The flying was smooth, but handling baggage, trams, rental car, required a little more juggling than I liked. What a weenie I was, I told myself. During the 40’s, I traveled across the deserts of Texas, Arizona, New Mexico, and California with my family in an old blue Ford coupe carrying two adults, three children and a cocker spaniel dog, waterbags on the hood, the windows cranked open to let in the smothering desert air, and I can’t remember complaining about our mode of travel. Also, in the 40’s, I remember my father driving through flood waters following one of Louisiana’s many deluges, the flood waters creeping over the running boards of the same blue Ford and my father swearing when my mother wanted to rescue a dog from the swirling waters. We felt that it was an adventure to motor through the flood, and I never thought about the danger of the engine failing or anyone drowning. Peripatetic by nature, travel was exciting to me, beginning with the adventures of the 40’s and culminating in the air trip five years ago. I made the Florida/Pennsylvania excursion but I’m not sure that I’ll muster up enough moxie to book another flight any time soon.
I never lived in an area of Louisiana that used buggies for transportation, but I came across an article the other day about the use of buggies for travel in south Louisiana, in particular, Church Point, Louisiana. Church Point was the last town in south Louisiana to give up buggy travel and earned the title of the “Buggy Capitol of the World” during its heyday. Until 1941, buggies in this south Louisiana town were the only mode of transportation, excepting feet and horses, and the Acadians came in second as travelers in these vehicles – the Mennonites and Amish took first place as buggy users. Theo Daigle and Bros., Inc. sold the last buggy in the town of Church Point, Louisiana in 1948!
Buggies were lightweight and easy to repair and were drawn by horses ranging from gentle mares to handsome steeds that carried young men on courting ventures. According to Pierre Daigle, writing in “Acadiana Profile” magazine, buggies were used during the early days by oil explorers in marshlands and swampy places of south Louisiana where trucks and cars couldn’t navigate. Doctors, mail carriers, traveling priests, and salesmen used the buggies to carry out their jobs. Daigle included an amusing note about the measurements of a buggy cushion: it was only 31 inches long and 17 ½ inches wide, and when two adults shared the cushion, there was little room for derrieres. Daigle recalled that he often saw men as small as Jack Sprat riding with their large wives and keeping one foot outside the buggy’s chassis as if they were about to leap out of the buggy. If you think that there isn’t much leg room in a modern airplane, consider the size of those buggy cushions!My great-grandmother used a buggy extensively for going into the countryside, seeking rural churches where she established women’s missionary societies, and often paid tribute in her autobiography to “faithful Nell” who pulled her small black buggy over many rough country roads so she could do her missionizing.
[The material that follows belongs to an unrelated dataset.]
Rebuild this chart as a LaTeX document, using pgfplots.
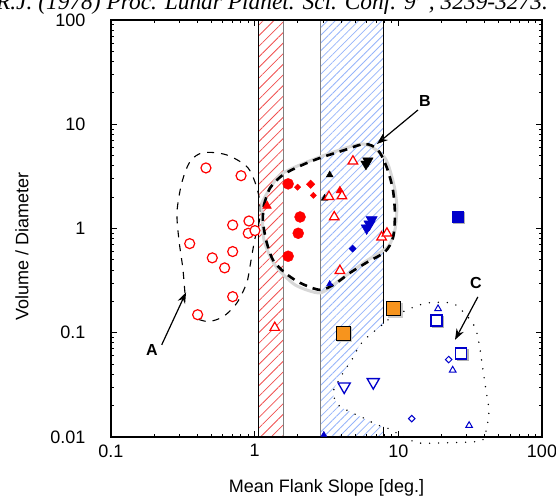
\documentclass[border=0pt]{standalone}
\usepackage{fontspec}
\setmainfont{Liberation Sans}
\newfontfamily\titlefont{Liberation Serif}
\usepackage{pgfplots}
\pgfplotsset{compat=1.18}
\usetikzlibrary{patterns.meta,arrows.meta}

\definecolor{dblue}{RGB}{0,0,204}
\definecolor{hatchblue}{RGB}{150,180,250}
\definecolor{hatchred}{RGB}{240,80,80}
\definecolor{orng}{RGB}{247,148,29}
\definecolor{lgray}{RGB}{215,215,215}

\begin{document}
\begin{tikzpicture}[x=1pt,y=1pt]
\useasboundingbox (0pt,0pt) rectangle (556pt,496pt);
% citation line, cut at the top of the page as in the scan
\node[anchor=base,inner sep=0pt,font=\titlefont\itshape\fontsize{23.4}{26}\selectfont]
  at (272pt,486.5pt) {R.J. (1978) Proc. Lunar Planet. Sci. Conf. 9\textsuperscript{th}, 3239-3273.};
\begin{axis}[
  at={(111pt,59pt)}, anchor=south west,
  width=431pt, height=417pt, scale only axis,
  xmode=log, ymode=log,
  xmin=0.1, xmax=100, ymin=0.01, ymax=100,
  xtick={0.1,1,10,100}, xticklabels={0.1,1,10,100},
  ytick={0.01,0.1,1,10,100}, yticklabels={0.01,0.1,1,10,100},
  tick label style={font=\fontsize{18}{20}\selectfont},
  xticklabel style={yshift=-4pt},
  yticklabel style={xshift=-22pt},
  major tick length=6pt, minor tick length=3.5pt,
  every tick/.style={black,line width=0.9pt},
  axis line style={line width=1.3pt},
  xlabel={Mean Flank Slope [deg.]},
  ylabel={Volume / Diameter},
  every axis x label/.style={at={(axis description cs:0.5,0)},anchor=base,yshift=-55pt,
    font=\fontsize{18}{20}\selectfont},
  every axis y label/.style={at={(axis description cs:-0.2065,0.456)},rotate=90,anchor=center,
    font=\fontsize{18}{20}\selectfont},
  axis on top, clip=false,
]
% hatched slope bands
\addplot[draw=none,pattern={Lines[angle=45,distance=7.5pt,line width=0.8pt]},pattern color=hatchred]
  coordinates {(1.06,0.01) (1.58,0.01) (1.58,100) (1.06,100)};
\addplot[draw=none,pattern={Lines[angle=45,distance=5.5pt,line width=0.8pt]},pattern color=hatchblue]
  coordinates {(2.85,0.01) (7.85,0.01) (7.85,100) (2.85,100)};
\addplot[black,line width=0.9pt] coordinates {(1.06,0.01) (1.06,100)};
\addplot[gray,line width=0.9pt] coordinates {(1.58,0.01) (1.58,100)};
\addplot[gray,line width=0.9pt] coordinates {(2.85,0.01) (2.85,100)};
\addplot[black,line width=0.9pt] coordinates {(7.85,0.01) (7.85,100)};

% region C (white inside, dotted edge)
\addplot[fill=white,draw=none,smooth,tension=0.5] coordinates {
  (8.47,0.133) (11.1,0.162) (14.1,0.185) (17.1,0.195) (24.0,0.191) (29.1,0.152)
  (34.1,0.114) (36.4,0.080) (38.2,0.0514) (40.7,0.0284) (42.7,0.0182) (41.4,0.0125)
  (38.8,0.0094) (34.1,0.0090) (21.1,0.0088) (13.7,0.0088) (10.3,0.0105) (8.33,0.01225)
  (7.10,0.0131) (5.67,0.0153) (4.60,0.0175) (3.80,0.0204) (3.51,0.0265) (3.80,0.0338)
  (4.25,0.0441) (4.75,0.0550) (5.41,0.0766) (6.34,0.0955) (7.45,0.114) (8.47,0.133)};
\addplot[black,line width=1.6pt,line cap=round,dash pattern=on 0pt off 9pt,smooth,tension=0.5] coordinates {
  (8.47,0.133) (11.1,0.162) (14.1,0.185) (17.1,0.195) (24.0,0.191) (29.1,0.152)
  (34.1,0.114) (36.4,0.080) (38.2,0.0514) (40.7,0.0284) (42.7,0.0182) (41.4,0.0125)
  (38.8,0.0094) (34.1,0.0090) (21.1,0.0088) (13.7,0.0088) (10.3,0.0105) (8.33,0.01225)
  (7.10,0.0131) (5.67,0.0153) (4.60,0.0175) (3.80,0.0204) (3.51,0.0265) (3.80,0.0338)
  (4.25,0.0441) (4.75,0.0550) (5.41,0.0766) (6.34,0.0955) (7.45,0.114) (8.47,0.133)};

% region A (thin dashed, open at the arrow)
\addplot[black,line width=1.1pt,dash pattern=on 7pt off 7pt,smooth,tension=0.5] coordinates {
  (0.327,0.241) (0.316,0.419) (0.297,0.778) (0.288,1.44) (0.311,2.74) (0.355,4.38)
  (0.437,5.34) (0.638,5.08) (0.902,3.79) (1.06,2.18) (1.09,1.30) (1.00,0.778)
  (0.927,0.431) (0.879,0.299) (0.750,0.192) (0.605,0.143) (0.476,0.128) (0.385,0.138)};

% region B (grey outline and heavy dashed outline)
\addplot[lgray,line width=3pt,smooth,tension=0.4] coordinates {
  (1.12,1.76) (1.50,3.26) (2.85,4.86) (5.67,6.47) (8.07,4.75) (9.32,2.62) (9.77,1.61)
  (9.47,0.97) (8.47,0.667) (5.86,0.479) (3.92,0.321) (2.85,0.241) (1.91,0.288)
  (1.38,0.448) (1.16,0.778) (1.12,1.76)};
\addplot[black,line width=2.6pt,dash pattern=on 8pt off 6pt,smooth,tension=0.5] coordinates {
  (1.16,1.68) (1.28,2.45) (1.57,3.26) (2.07,3.98) (2.85,4.75) (4.25,5.67) (5.86,6.47)
  (7.21,5.67) (8.33,3.81) (9.17,2.34) (9.47,1.35) (9.17,0.813) (8.07,0.597) (6.14,0.479)
  (4.60,0.375) (3.62,0.294) (2.85,0.258) (2.07,0.301) (1.63,0.375) (1.34,0.50)
  (1.20,0.778) (1.14,1.21) (1.16,1.68)};

% ---- data points ----
% open red circles
\addplot[only marks,mark=*,mark size=5pt,red,mark options={fill=white,line width=1.2pt}] coordinates {
  (0.458,3.81) (0.804,3.21) (0.703,1.08) (0.912,1.18) (0.902,0.90) (1.005,0.955)
  (0.353,0.716) (0.703,0.601) (0.507,0.523) (0.618,0.419) (0.703,0.222) (0.401,0.149)};
% filled red circles
\addplot[only marks,mark=*,mark size=5.5pt,red] coordinates {
  (1.71,2.68) (2.07,1.29) (2.01,0.90) (1.71,0.542)};
% filled red diamonds
\addplot[only marks,mark=square*,mark size=2.2pt,red,mark options={rotate=45}] coordinates {
  (1.99,2.49) (2.56,2.08)};
\addplot[only marks,mark=square*,mark size=3pt,red,mark options={rotate=45}] coordinates {
  (2.45,2.66)};
% filled red triangles
\addplot[only marks,mark=triangle*,mark size=5pt,red] coordinates {(1.22,1.65)};
\addplot[only marks,mark=triangle*,mark size=4.5pt,red] coordinates {(3.92,2.31)};
% filled black triangles
\addplot[only marks,mark=triangle*,mark size=4pt,black] coordinates {(3.33,3.26) (3.07,1.95)};
% open red triangles
\addplot[only marks,mark=triangle*,mark size=5.5pt,red,mark options={fill=white,line width=1.2pt}] coordinates {
  (4.83,4.42) (3.29,2.02) (4.05,2.05) (3.58,1.29) (7.65,0.826) (8.33,0.90) (3.92,0.394) (1.38,0.112)};
% filled black inverted triangles
\addplot[only marks,mark=triangle*,mark size=6pt,black,mark options={rotate=180}] coordinates {
  (6.14,4.45) (5.95,4.16)};
% filled blue inverted triangles
\addplot[only marks,mark=triangle*,mark size=6.5pt,dblue,mark options={rotate=180}] coordinates {
  (6.52,1.21) (6.30,1.10) (6.02,1.01)};
% filled blue diamond and small triangles
\addplot[only marks,mark=square*,mark size=2.5pt,dblue,mark options={rotate=45}] coordinates {(4.81,0.641)};
\addplot[only marks,mark=triangle*,mark size=3.5pt,dblue] coordinates {(3.33,0.294) (3.03,0.0105)};
% filled blue square
\addplot[only marks,mark=square*,mark size=5.5pt,gray!60,mark options={xshift=1pt,yshift=-1pt}] coordinates {(25.9,1.31)};
\addplot[only marks,mark=square*,mark size=5.5pt,dblue,mark options={rounded corners=1.5pt}] coordinates {(25.9,1.31)};
% orange squares
\addplot[only marks,mark=square*,mark size=7pt,gray!40,mark options={xshift=1pt,yshift=-1pt}] coordinates {(9.32,0.170) (4.12,0.099)};
\addplot[only marks,mark=square*,mark size=7pt,black,mark options={fill=orng,line width=1pt}] coordinates {(9.32,0.170) (4.12,0.099)};
% open blue squares
\addplot[only marks,mark=square*,mark size=5.5pt,gray!60,mark options={xshift=1.2pt,yshift=-1.2pt}] coordinates {(18.5,0.131) (27.4,0.0632)};
\addplot[only marks,mark=square*,mark size=5.5pt,dblue,mark options={fill=white,line width=1.5pt}] coordinates {(18.5,0.131) (27.4,0.0632)};
% open blue small triangles
\addplot[only marks,mark=triangle*,mark size=3.8pt,dblue,mark options={fill=white,line width=1pt}] coordinates {
  (18.9,0.170) (23.9,0.0438) (31.1,0.0129)};
% open blue diamonds
\addplot[only marks,mark=square*,mark size=2.3pt,dblue,mark options={rotate=45,fill=white,line width=1pt}] coordinates {
  (22.4,0.0553) (12.4,0.0150)};
% open blue inverted triangles
\addplot[only marks,mark=triangle*,mark size=7pt,dblue,mark options={rotate=180,fill=white,line width=1.3pt}] coordinates {
  (4.20,0.0305) (6.69,0.0336)};

% labels and arrows
\draw[line width=1.2pt,-{Stealth[length=11pt,width=8pt]}] (axis cs:0.2254,0.0766) -- (axis cs:0.333,0.244);
\node[font=\bfseries\fontsize{16}{18}\selectfont] at (axis cs:0.193,0.0686) {A};
\draw[line width=1.2pt,-{Stealth[length=11pt,width=8pt]}] (axis cs:13.7,13.7) -- (axis cs:7.10,6.47);
\node[font=\bfseries\fontsize{16}{18}\selectfont] at (axis cs:15.3,16.7) {B};
\draw[line width=1.2pt,-{Stealth[length=11pt,width=8pt]}] (axis cs:35.8,0.221) -- (axis cs:24.8,0.0855);
\node[font=\bfseries\fontsize{16}{18}\selectfont] at (axis cs:34.7,0.301) {C};
\end{axis}
\end{tikzpicture}
\end{document}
Her experiences will be included in a new novel which I’m presently writing that includes reminiscences about her and my great-grandfather, who fought in the Civil War. It’s called REDEMPTION, and I hope to have completed it by the time I return to Louisiana in the Fall.
Actually, I’m really grateful for the advances in travel and experienced smooth flights to and from Florida and Pennsylvania, but the truth is that I’m a provincial soul and prefer traveling in my Honda Hybrid on the back roads of Louisiana, the Carolinas, Georgia, Alabama, and Tennessee.